Casa Rocca Piccola is a 16th-century palace in Malta, and home of the noble de Piro family. It is situated in Valletta, the capital city of Malta. There are daily tours. The history of Casa Rocca Piccola goes back over 400 years to an era in which the Knights of St John, having successfully fought off the invading Turks in 1565, decided to build a prestigious city to rival other European capitals such as Paris and Venice. Palaces were designed for prestige and aesthetic beauty in most of Valletta’s streets, and bastion walls fortified the new sixteenth-century city. Casa Rocca Piccola was one of two houses built in Valletta by Admiral Don Pietro la Rocca. It is referenced in maps of the time as “la casa con giardino” meaning, the house with the garden, as normally houses in Valletta were not allowed gardens. Changes were made in the late 18th century to divide the house into two smaller houses. Further changes were made in 1918 and before the second world war an air raid shelters was added. The Casa Rocca Piccola Family Shelter is the second air-raid shelter to be dug in Malta. In 2000 a major restoration project saw the two houses that make up Casa Rocca Piccola reunited.

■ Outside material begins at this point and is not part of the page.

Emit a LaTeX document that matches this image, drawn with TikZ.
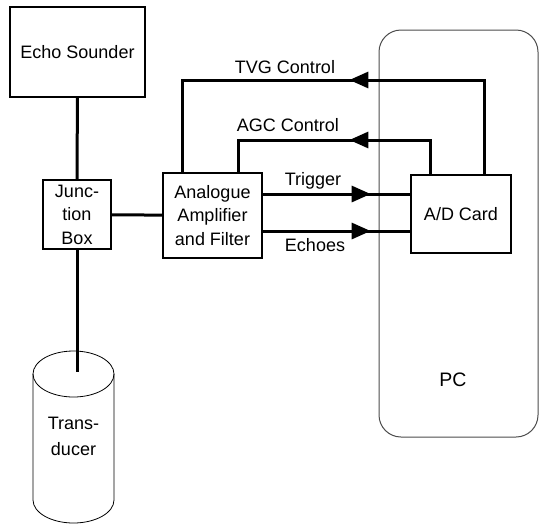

The Upper Barrakka Gardens are situated near Castille Place and possess unsurpassed views across the Grand Harbour over to the Three Cities.
The origins of the Upper Barrakka Gardens go back to 1661, when it was a private garden of the Italian Knights, whose inns of residence (auberges) lie close by. It was not before 1824 that it was opened as a public garden and during WWII the garden suffered much destruction. The paths are lined with and the busts, statues and plaques that chart various personalities and other significant events in Maltese history.
Of special interest are the bronze group, known as ‘Les Gavroches’ (street urchins), by an early 20th century Maltese sculptor. Depicting three children hurrying forward, the idea behind this statue was the extreme hardship faced at the turn of the 20th century.